Les plans de lumière étaient différents. C’était le temps mythique des premières ferveurs émotionnelles. De grands personnages allongés laissaient errer leur regard sur l’horizon nocturne. Toutes ces étranges silhouettes flottantes avaient certainement été témoins d’une rencontre, d’un appel du plus grand inconnu de la Terre. Les êtres de ce royaume savaient voler sous la mer et nager dans le ciel. Tandis que le ciel se regardait pleurer sur la mer immensément bleue, l’aube s’énamourait sur le bord des nuages, pressée de mettre de nouvelles couleurs.
L’ère mythique d’Aouanrhat était un voyage par l’esprit à l’intérieur des corps. Il y menait plusieurs aventures de front et, dans chaque point de l’âme, il était fait d’interrogations troublantes.
Il s’agissait peut-être de lévitation ou bien d’un état modifié de conscience, et ces visions hallucinées s’étendaient même à un invisible voyage de la mort. La sortie de soi pouvait être aussi un retour matriciel, une avant-naissance. Quoi qu’il en soit, un voyage vers un autre monde relie toujours, avec ses rythmes et ses silences, à une transcendance. Et les nageuses obliques ou cornues d’Aouanrhat ensoleillaient la pluralité du vivant.

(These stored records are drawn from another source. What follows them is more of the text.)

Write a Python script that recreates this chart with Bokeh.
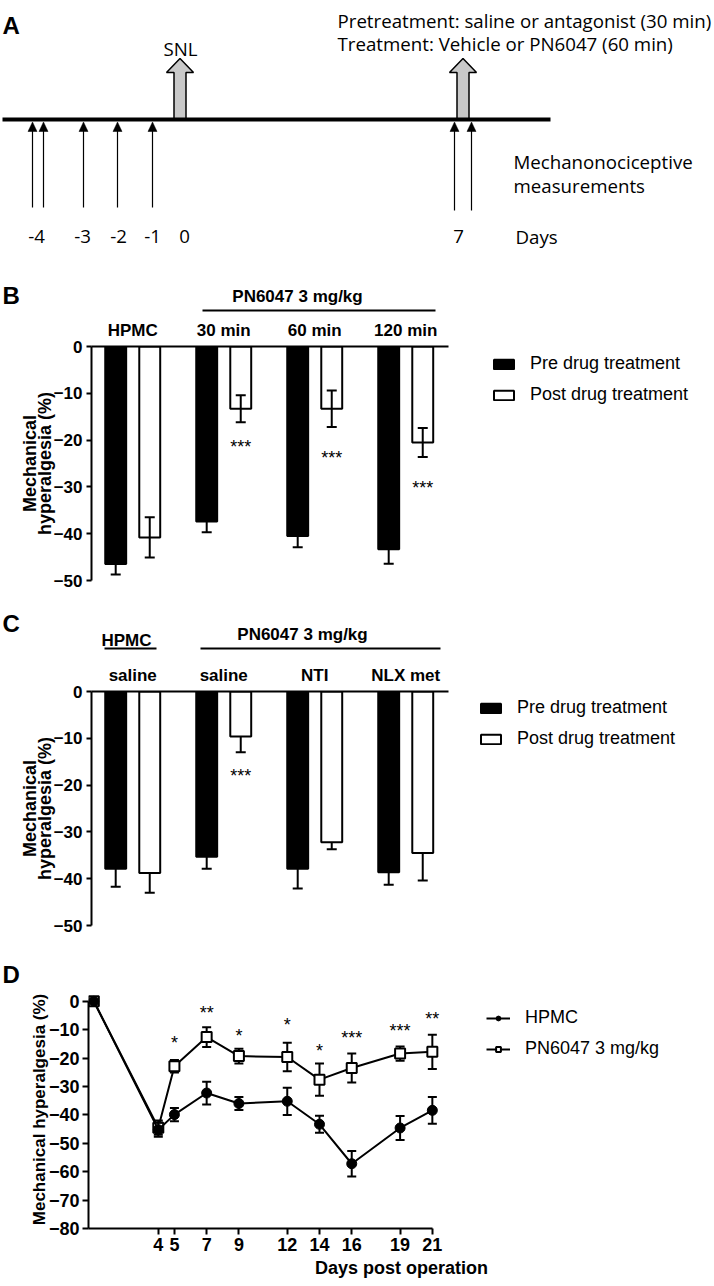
from bokeh.plotting import figure
from bokeh.layouts import column
from bokeh.models import Range1d, FixedTicker, Legend, LegendItem
from bokeh.embed import file_html
from bokeh.resources import INLINE
from bokeh.core.properties import value

W = 714
SANS = "Liberation Sans"
DIAG = "Open Sans"
INK = "black"

# ---------------- Panel A: study design (schematic timeline) ----------------
a_measure_x = [32, 43, 83, 117, 152, 454, 471]
a_measure_bottom = [207, 207, 207, 207, 207, 210, 210]
a_day_labels = ["-4", "-3", "-2", "-1", "0", "7"]
a_day_x = [36, 82, 118, 152, 184, 458]
a_event_x = [179.5, 462.5]

# ---------------- Panel B ----------------
b_groups = ["HPMC", "30 min", "60 min", "120 min"]
b_pre = [-46.5, -37.4, -40.5, -43.3]
b_pre_sem = [2.2, 2.3, 2.4, 3.1]
b_post = [-40.8, -13.3, -13.3, -20.5]
b_post_sem = [4.3, 2.9, 3.9, 3.1]
b_stars = ["", "***", "***", "***"]
b_star_y = [0, -20.7, -22.9, -29.3]

# ---------------- Panel C ----------------
c_groups = ["saline", "saline", "NTI", "NLX met"]
c_pre = [-37.9, -35.3, -37.9, -38.6]
c_pre_sem = [3.8, 2.6, 4.2, 2.7]
c_post = [-38.8, -9.6, -32.2, -34.5]
c_post_sem = [4.2, 3.4, 1.5, 5.9]
c_stars = ["", "***", "", ""]
c_star_y = [0, -17.3, 0, 0]

# ---------------- Panel D ----------------
d_days = [0, 4, 5, 7, 9, 12, 14, 16, 19, 21]
d_hpmc = [0, -45.2, -39.9, -32.3, -36.0, -35.2, -43.3, -57.2, -44.6, -38.4]
d_hpmc_sem = [0, 2.5, 2.3, 4.0, 2.3, 4.8, 3.0, 4.5, 4.2, 4.7]
d_pn = [0, -44.5, -22.9, -12.6, -19.3, -19.6, -27.6, -23.5, -18.4, -17.8]
d_pn_sem = [0, 2.5, 2.2, 3.5, 2.6, 5.0, 5.7, 5.1, 2.5, 6.0]
d_star_days = [5, 7, 9, 12, 14, 16, 19, 21]
d_stars = ["*", "**", "*", "*", "*", "***", "***", "**"]
d_star_y = [-13.1, -2.6, -10.8, -7.0, -16.1, -11.4, -9.2, -4.7]
d_ticks = [4, 5, 7, 9, 12, 14, 16, 19, 21]


def common(p):
    p.outline_line_color = None
    p.background_fill_color = "white"
    p.border_fill_color = "white"
    p.frame_align = False
    for g in p.grid:
        g.visible = False


def style_axis(ax, size):
    ax.axis_line_color = INK
    ax.axis_line_width = 2
    ax.major_tick_line_color = INK
    ax.major_tick_line_width = 2
    ax.major_tick_in = 0
    ax.minor_tick_line_color = None
    ax.major_label_text_font = SANS
    ax.major_label_text_font_style = "bold"
    ax.major_label_text_font_size = size
    ax.major_label_text_color = INK
    ax.axis_label_text_font = SANS
    ax.axis_label_text_font_style = "bold"
    ax.axis_label_text_color = INK


def blank(h, xr, yr):
    p = figure(width=W, height=h, x_range=xr, y_range=yr, output_backend="svg",
               toolbar_location=None, x_axis_location=None, y_axis_location=None,
               min_border=0, min_border_left=0, min_border_right=0,
               min_border_top=0, min_border_bottom=0)
    common(p)
    return p


def txt(p, x, y, t, size, font=SANS, bold=False, align="left"):
    p.text(x=x, y=y, text=t, text_font=value(font), text_font_size=size,
           text_font_style="bold" if bold else "normal", text_align=align,
           text_baseline="alphabetic", text_color=INK)


# =========================== Panel A (rows 0..250) ===========================
pa = blank(250, Range1d(0, W), Range1d(250, 0))
bx, by = [], []
for cx in a_event_x:
    bx.append([cx - 6, cx - 6, cx - 13.5, cx, cx + 13.5, cx + 6, cx + 6])
    by.append([119, 72, 72, 58, 72, 72, 119])
pa.patches(bx, by, fill_color="#c9c9c9", line_color=INK, line_width=1.5)
pa.segment(x0=[2], y0=[119], x1=[550], y1=[119], line_color=INK, line_width=4)
pa.segment(x0=a_measure_x, y0=a_measure_bottom, x1=a_measure_x, y1=[130] * len(a_measure_x),
           line_color=INK, line_width=1.2)
pa.patches([[x - 4.5, x, x + 4.5] for x in a_measure_x],
           [[131, 121.5, 131] for _ in a_measure_x],
           fill_color=INK, line_color=INK, line_width=0.5)
FA = "18.7px"
txt(pa, [2], [25], ["A"], "24px", bold=True)
txt(pa, [180], [48], ["SNL"], FA, font=DIAG, align="center")
txt(pa, [337, 337], [20, 43],
    ["Pretreatment: saline or antagonist (30 min)", "Treatment: Vehicle or PN6047 (60 min)"],
    FA, font=DIAG)
txt(pa, [513, 513], [161, 185], ["Mechanonociceptive", "measurements"], FA, font=DIAG)
txt(pa, a_day_x, [236] * len(a_day_x), a_day_labels, FA, font=DIAG, align="center")
txt(pa, [515], [236], ["Days"], FA, font=DIAG)

# =========================== Panels B and C ===========================
UNIT = 91.0          # pixels per group
X0 = -0.453
LEFT = 91
FRAME_H = 234
PXY = FRAME_H / 50.0
XL, XR = X0 - LEFT / UNIT, X0 + (W - LEFT) / UNIT
X = lambda px: X0 + (px - LEFT) / UNIT


def bar_panel(groups, pre, pre_sem, post, post_sem, stars, star_y, both_sides,
              fig_h, frame_top, legend_xy):
    p = figure(width=W, height=fig_h, output_backend="svg", toolbar_location=None,
               x_range=Range1d(X0, XR), y_range=Range1d(-50, 0),
               x_axis_location="above", y_axis_location="left",
               min_border_left=LEFT, min_border_right=0, min_border_top=frame_top,
               min_border_bottom=fig_h - frame_top - FRAME_H)
    common(p)
    idx = list(range(len(groups)))
    x_pre = [i - 0.187 for i in idx]
    x_post = [i + 0.187 for i in idx]
    r_pre = p.vbar(x=x_pre, top=0, bottom=pre, width=0.23, fill_color=INK,
                   line_color=INK, line_width=2)
    r_post = p.vbar(x=x_post, top=0, bottom=post, width=0.23, fill_color="white",
                    line_color=INK, line_width=2)
    for xs, m, s in ((x_pre, pre, pre_sem), (x_post, post, post_sem)):
        lo = [a - b for a, b in zip(m, s)]
        hi = [a + b for a, b in zip(m, s)] if both_sides else list(m)
        p.segment(x0=xs, y0=lo, x1=xs, y1=hi, line_color=INK, line_width=2)
        p.scatter(x=xs, y=lo, marker="dash", size=10, line_color=INK, line_width=2)
        if both_sides:
            p.scatter(x=xs, y=hi, marker="dash", size=10, line_color=INK, line_width=2)
    sel = [i for i in idx if stars[i]]
    p.text(x=[x_post[i] for i in sel], y=[star_y[i] for i in sel], text=[stars[i] for i in sel],
           text_font=value(SANS), text_font_size="18px", text_align="center",
           text_baseline="alphabetic", y_offset=4, text_color=INK)

    xa = p.xaxis[0]
    style_axis(xa, "17px")
    xa.ticker = FixedTicker(ticks=idx)
    xa.major_label_overrides = {i: g for i, g in enumerate(groups)}
    xa.major_tick_out = 0
    xa.major_tick_line_color = None
    xa.major_label_standoff = 7
    xa.bounds = (X0, X(448))

    ya = p.yaxis[0]
    style_axis(ya, "17px")
    ya.ticker = FixedTicker(ticks=[-50, -40, -30, -20, -10, 0])
    ya.major_tick_out = 5
    ya.major_label_standoff = 4
    ya.axis_label = "Mechanical\nhyperalgesia (%)"
    ya.axis_label_text_font_size = "18px"
    ya.axis_label_text_line_height = 0.75
    ya.axis_label_standoff = -4

    leg = Legend(items=[LegendItem(label="Pre drug treatment", renderers=[r_pre]),
                        LegendItem(label="Post drug treatment", renderers=[r_post])],
                 location=legend_xy, glyph_width=25, glyph_height=12, label_height=12,
                 label_standoff=14, spacing=10, padding=0, margin=0,
                 border_line_color=None, background_fill_alpha=0,
                 label_text_font=SANS, label_text_font_size="18px", label_text_color=INK)
    p.add_layout(leg)
    return p


def head(h, ref_top, ref_bottom, zero_ref):
    Y = lambda py: (zero_ref - py) / PXY
    return blank(h, Range1d(XL, XR), Range1d(Y(ref_bottom), Y(ref_top))), Y


# ---- B header (rows 250..314) ----
pbh, Yb = head(64, 250, 314, 346)
txt(pbh, [X(2)], [Yb(295)], ["B"], "24px", bold=True)
txt(pbh, [X(297)], [Yb(296)], ["PN6047 3 mg/kg"], "17px", bold=True, align="center")
pbh.segment(x0=[X(202)], y0=[Yb(310)], x1=[X(435)], y1=[Yb(310)], line_color=INK, line_width=2)

# ---- B bars (rows 314..592, zero line at 346) ----
pb = bar_panel(b_groups, b_pre, b_pre_sem, b_post, b_post_sem, b_stars, b_star_y, True,
               278, 32, (400, 175))

# ---- C header (rows 592..652) ----
pch, Yc = head(60, 592, 652, 691)
txt(pch, [X(2)], [Yc(623)], ["C"], "24px", bold=True)
txt(pch, [X(126), X(302)], [Yc(640), Yc(634)], ["HPMC", "PN6047 3 mg/kg"], "17px",
    bold=True, align="center")
pch.segment(x0=[X(104), X(200)], y0=[Yc(648)] * 2, x1=[X(156), X(440)], y1=[Yc(648)] * 2,
            line_color=INK, line_width=2)

# ---- C bars (rows 652..935, zero line at 691) ----
pc = bar_panel(c_groups, c_pre, c_pre_sem, c_post, c_post_sem, c_stars, c_star_y, False,
               283, 39, (387, 176))

# =========================== Panel D ===========================
pdh = blank(55, Range1d(0, W), Range1d(990, 935))
txt(pdh, [2], [974], ["D"], "24px", bold=True)

DU = 16.12
DX0 = -0.33
DLEFT = 88
DH = 296
DBOT = 58
DPY = 2.84
pd = figure(width=W, height=DH, output_backend="svg", toolbar_location=None,
            x_range=Range1d(DX0, DX0 + (W - DLEFT) / DU),
            y_range=Range1d(-80, -80 + (DH - DBOT) / DPY),
            min_border_left=DLEFT, min_border_right=0, min_border_top=0,
            min_border_bottom=DBOT)
common(pd)


def errbars(p, xs, m, s):
    xx = [x for x, e in zip(xs, s) if e > 0]
    lo = [a - e for a, e in zip(m, s) if e > 0]
    hi = [a + e for a, e in zip(m, s) if e > 0]
    p.segment(x0=xx, y0=lo, x1=xx, y1=hi, line_color=INK, line_width=2)
    p.scatter(x=xx + xx, y=lo + hi, marker="dash", size=9, line_color=INK, line_width=2)


errbars(pd, d_days, d_pn, d_pn_sem)
l_p = pd.line(d_days, d_pn, line_color=INK, line_width=2)
s_p = pd.scatter(d_days, d_pn, marker="square", size=10, fill_color="white", line_color=INK,
                 line_width=2)
errbars(pd, d_days, d_hpmc, d_hpmc_sem)
l_h = pd.line(d_days, d_hpmc, line_color=INK, line_width=2)
s_h = pd.scatter(d_days, d_hpmc, marker="circle", size=10, fill_color=INK, line_color=INK)

pd.text(x=d_star_days, y=d_star_y, text=d_stars, text_font=value(SANS), text_font_size="18px",
        text_align="center", text_baseline="alphabetic", y_offset=4, text_color=INK)

xa = pd.xaxis[0]
style_axis(xa, "18px")
xa.ticker = FixedTicker(ticks=d_ticks)
xa.bounds = (DX0, 21)
xa.major_tick_out = 6
xa.major_label_standoff = 3
xa.axis_label = "Days post operation"
xa.axis_label_text_font_size = "18px"
xa.axis_label_standoff = 4

ya = pd.yaxis[0]
style_axis(ya, "18px")
ya.ticker = FixedTicker(ticks=[-80, -70, -60, -50, -40, -30, -20, -10, 0])
ya.bounds = (-80, 0)
ya.major_tick_out = 6
ya.major_label_standoff = 3
ya.axis_label = "Mechanical hyperalgesia (%)"
ya.axis_label_text_font_size = "17px"
ya.axis_label_standoff = -3

legd = Legend(items=[LegendItem(label="HPMC", renderers=[l_h, s_h]),
                     LegendItem(label="PN6047 3 mg/kg", renderers=[l_p, s_p])],
              location=(398, 169), glyph_width=24, glyph_height=12, label_height=12,
              label_standoff=15, spacing=10, padding=0, margin=0,
              border_line_color=None, background_fill_alpha=0,
              label_text_font=SANS, label_text_font_size="18px", label_text_color=INK)
pd.add_layout(legd)

layout = column(pa, pbh, pb, pch, pc, pdh, pd, spacing=0)
open("out.html", "w").write(file_html(layout, INLINE))
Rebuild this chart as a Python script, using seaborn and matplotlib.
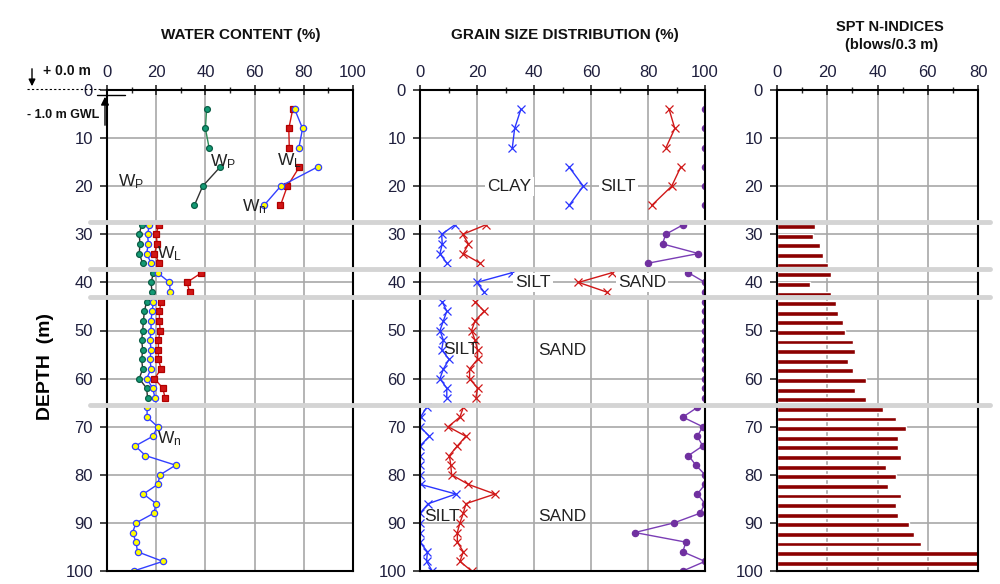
import matplotlib
matplotlib.use("Agg")
import matplotlib.pyplot as plt
import matplotlib.transforms as mtransforms
from matplotlib.lines import Line2D
from matplotlib.patches import FancyArrowPatch
import numpy as np
import pandas as pd
import seaborn as sns

# ---- water content (%) ----
wc_depth = [4, 8, 12, 16, 20, 24, 28, 30, 32, 34, 36, 38, 40, 42,
            44, 46, 48, 50, 52, 54, 56, 58, 60, 62, 64]
wp_value = [40.5, 40.0, 41.5, 46.0, 38.9, 35.5, 14.1, 13.1, 13.4, 13.1, 14.5, 18.9, 17.9, 18.3,
            16.1, 15.2, 14.8, 14.5, 14.1, 14.5, 14.1, 14.5, 13.1, 16.1, 16.5]
wl_value = [75.5, 73.9, 74.1, 78.2, 73.3, 70.5, 21.0, 20.0, 20.4, 19.3, 21.3, 38.4, 32.5, 33.6,
            22.0, 21.3, 21.3, 21.6, 20.9, 20.9, 20.9, 22.0, 19.3, 22.7, 23.6]
wn_depth = wc_depth + [66, 68, 70, 72, 74, 76, 78, 80, 82, 84, 86, 88, 90, 92, 94, 96, 98, 100]
wn_value = [76.3, 79.5, 78.0, 85.6, 70.6, 63.8, 17.2, 16.5, 16.8, 16.1, 17.9, 20.6, 25.4, 25.7,
            18.9, 18.3, 17.9, 17.9, 17.5, 17.9, 17.5, 17.9, 16.1, 18.6, 19.5,
            16.3, 16.3, 20.6, 18.6, 11.5, 15.6, 27.9, 21.6, 20.6, 14.8, 20.0, 19.0,
            11.8, 10.4, 11.8, 12.4, 22.7, 10.8]

# ---- grain size distribution (%) ----
gs_depth = wn_depth
clay_value = [35.4, 33.2, 32.4, 52.3, 57.3, 52.3, 12.3, 7.6, 7.8, 7.0, 9.4, 32.2, 19.9, 22.5,
              7.8, 9.4, 8.2, 7.0, 8.2, 7.6, 10.2, 8.2, 7.0, 9.4, 9.4,
              2.3, 0.2, 0.0, 3.3, 0.0, 0.0, 0.0, 0.0, 0.2, 12.6, 2.9, 0.0,
              0.0, 0.0, 0.0, 2.6, 2.3, 4.3]
silt_value = [87.4, 89.4, 86.3, 91.5, 88.3, 81.3, 23.2, 15.0, 17.0, 15.2, 21.1, 67.3, 55.6, 65.5,
              19.3, 22.5, 19.3, 18.1, 19.3, 20.2, 20.2, 17.4, 17.4, 20.2, 19.6,
              15.2, 14.0, 9.9, 16.1, 13.1, 10.3, 10.8, 11.1, 17.0, 26.3, 16.1, 15.2,
              14.0, 13.1, 13.1, 15.2, 14.0, 18.1]
sand_value = [100, 100, 100, 100, 100, 100, 92.4, 86.2, 85.1, 97.7, 80.1, 94.2, 100, 100,
              100, 100, 100, 100, 100, 100, 100, 100, 100, 100, 100,
              97.3, 92.2, 99.2, 97.3, 99.2, 94.2, 96.8, 100, 100, 97.3, 100, 98.2,
              89.1, 75.4, 93.3, 92.2, 100, 92.2]

# ---- SPT N ----
spt_depth = [28.4, 30.4, 32.4, 34.4, 36.4, 38.4, 40.4, 42.4, 44.4, 46.4, 48.4, 50.4, 52.4,
             54.4, 56.4, 58.4, 60.4, 62.4, 64.4, 66.4, 68.4, 70.4, 72.4, 74.4, 76.4, 78.4,
             80.4, 82.4, 84.4, 86.4, 88.4, 90.4, 92.4, 94.4, 96.4, 98.4, 100.4]
spt_n = [15.3, 14.3, 17.3, 18.3, 20.3, 21.3, 13.1, 21.3, 23.3, 24.4, 26.2, 27.1, 30.2,
         31.1, 28.2, 30.2, 35.3, 31.1, 35.3, 42.1, 47.4, 51.3, 48.3, 48.3, 49.3, 43.3,
         47.4, 44.3, 49.3, 47.4, 48.3, 52.4, 54.4, 57.4, 80, 80, 80]

# layer boundaries (m) drawn across the figure, plus a break between samples at 14 m
layer_lines = [27.4, 37.3, 43.0, 65.4]
segment_bins = [0, 14] + layer_lines + [101]

TXT = "#1f1f3d"

sns.set_style("white")
plt.rcParams["font.family"] = ["Liberation Sans", "DejaVu Sans"]
plt.rcParams["mathtext.default"] = "regular"


def segmented(depth, value):
    df = pd.DataFrame({"depth": depth, "value": value})
    df["seg"] = pd.cut(df["depth"], segment_bins, labels=False)
    return df


def draw(ax, df, color, marker, mfc, mec, ms, lw=1.0):
    sns.lineplot(data=df, x="value", y="depth", units="seg", estimator=None, sort=False,
                 orient="y", color=color, lw=lw, marker=marker, markerfacecolor=mfc,
                 markeredgecolor=mec, markersize=ms, markeredgewidth=0.9, ax=ax)


def style_axis(ax, xmax):
    ax.set_xlim(0, xmax)
    ax.set_ylim(100, 0)
    ax.xaxis.tick_top()
    ax.set_xticks(np.arange(0, xmax + 1, 20))
    ax.set_xticks(np.arange(0, xmax + 1, 10), minor=True)
    ax.set_yticks(np.arange(0, 101, 10))
    ax.grid(True, which="major", color="#a8a8a8", lw=1.2)
    ax.tick_params(axis="x", which="major", direction="inout", length=7, width=1.2,
                   pad=4, labelsize=12, labelcolor=TXT)
    ax.tick_params(axis="x", which="minor", direction="inout", length=4, width=1.0)
    ax.tick_params(axis="y", direction="out", length=5, width=1.2, pad=5,
                   labelsize=12, labelcolor=TXT, left=True)
    ax.set_xlabel("")
    ax.set_ylabel("")
    for sp in ax.spines.values():
        sp.set_color("black")
        sp.set_linewidth(1.5)


fig = plt.figure(figsize=(10, 5.84), dpi=100)
bottom, height = 13 / 584, 481 / 584
ax1 = fig.add_axes([0.107, bottom, 0.246, height])
ax2 = fig.add_axes([0.420, bottom, 0.285, height])
ax3 = fig.add_axes([0.777, bottom, 0.201, height])

# water content
wp = segmented(wc_depth, wp_value)
draw(ax1, wp[wp["seg"] == 0], "#2e8b57", "o", "#139a74", "#0b5e46", 4.2)
draw(ax1, wp[wp["seg"] > 0], "#333333", "o", "#139a74", "#0b5e46", 4.2)
draw(ax1, segmented(wc_depth, wl_value), "#d11515", "s", "#d11515", "#b00000", 4.2)
draw(ax1, segmented(wn_depth, wn_value), "#3340ff", "o", "#ffff00", "#3340ff", 4.5)
style_axis(ax1, 100)

# grain size
draw(ax2, segmented(gs_depth, clay_value), "#2a35ff", "x", "#2a35ff", "#2a35ff", 5.5)
draw(ax2, segmented(gs_depth, silt_value), "#d01818", "x", "#d01818", "#d01818", 5.5)
draw(ax2, segmented(gs_depth, sand_value), "#7a3db5", "o", "#7030a0", "#7030a0", 4.5)
style_axis(ax2, 100)

# SPT
sns.barplot(x=spt_n, y=spt_depth, orient="y", native_scale=True, color="#8b0000",
            saturation=1, width=0.5, errorbar=None, ax=ax3)
style_axis(ax3, 80)

# labels inside panels
lab = dict(fontsize=12.5, color="#222222", va="center")
ax1.text(42, 14.8, "W$_P$", **lab)
ax1.text(69, 14.7, "W$_L$", **lab)
ax1.text(4.5, 19.1, "W$_P$", **lab)
ax1.text(55, 24.3, "W$_n$", **lab)
ax1.text(20.5, 34.0, "W$_L$", **lab)
ax1.text(20.5, 72.4, "W$_n$", **lab)

box = dict(facecolor="white", edgecolor="none", pad=1.5)
gl = dict(fontsize=12.5, color="#222222", ha="center", va="center")
ax2.text(31.4, 20, "CLAY", bbox=box, **gl)
ax2.text(69.6, 20, "SILT", bbox=box, **gl)
ax2.text(39.6, 40, "SILT", bbox=box, **gl)
ax2.text(77.9, 40, "SAND", bbox=box, **gl)
ax2.text(14.4, 54.0, "SILT", **gl)
ax2.text(49.8, 54.2, "SAND", **gl)
ax2.text(7.7, 88.7, "SILT", **gl)
ax2.text(49.8, 88.7, "SAND", **gl)

# layer boundary lines across the whole figure
trans = mtransforms.blended_transform_factory(fig.transFigure, ax1.transData)
for d in layer_lines:
    fig.add_artist(Line2D([0.09, 0.99], [d, d], transform=trans, color="#d4d4d4",
                          lw=3.5, zorder=5))


def fp(x, y):
    return x / 1000, 1 - y / 584


# titles
fig.text(*fp(241, 35), "WATER CONTENT (%)", fontsize=11, fontweight="bold",
         ha="center", va="center", color="#111111")
fig.text(*fp(565, 35), "GRAIN SIZE DISTRIBUTION (%)", fontsize=11, fontweight="bold",
         ha="center", va="center", color="#111111")
fig.text(*fp(890, 27), "SPT N-INDICES", fontsize=10.5, fontweight="bold",
         ha="center", va="center", color="#111111")
fig.text(*fp(892, 45), "(blows/0.3 m)", fontsize=10.5, fontweight="bold",
         ha="center", va="center", color="#111111")
fig.text(*fp(45, 367), "DEPTH  (m)", fontsize=14, fontweight="bold", rotation=90,
         ha="center", va="center", color="black")

# ground level / ground water level marks
fig.text(*fp(67, 71), "+ 0.0 m", fontsize=10, fontweight="bold", ha="center",
         va="center", color="#111111")
fig.text(*fp(63, 115), "- 1.0 m GWL", fontsize=9, fontweight="bold", ha="center",
         va="center", color="#111111")
fig.add_artist(FancyArrowPatch(fp(32, 66), fp(32, 89), transform=fig.transFigure,
                               arrowstyle="-|>", mutation_scale=10, color="black", lw=1))
fig.add_artist(Line2D([fp(27, 89)[0], fp(100, 89)[0]], [fp(27, 89)[1]] * 2,
                      transform=fig.transFigure, color="black", lw=0.8, ls=(0, (2, 2))))
fig.add_artist(FancyArrowPatch(fp(105, 128), fp(105, 94), transform=fig.transFigure,
                               arrowstyle="-|>", mutation_scale=12, color="black", lw=1))
fig.add_artist(Line2D([fp(97, 95)[0], fp(125, 95)[0]], [fp(97, 95)[1]] * 2,
                      transform=fig.transFigure, color="black", lw=1.0))

fig.savefig("out.png", dpi=100)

Nombre de chercheurs étaient loin de se douter qu’ils allaient s’attacher à l’inconnaissable, à l’incompréhensible. Faut-il le rappeler ? Le monde ne se limite pas à sa partie matérielle. Personne ne peut être convaincu de tout savoir, de tout comprendre. Puissions-nous parvenir à faire sortir de la roche les sorcières-fées de ce voyage surnaturel vers le monde des esprits.
L’art rend possible toute imprégnation d’invisible, toute confrontation avec l’inconnu, précisément parce qu’il naît de l’incontrôlé, de l’expérimental. Et c’est peut-être là que se trouve la clé de ces silhouettes humaines en train de nager dans l’air, afin d’agripper la vraie lumière.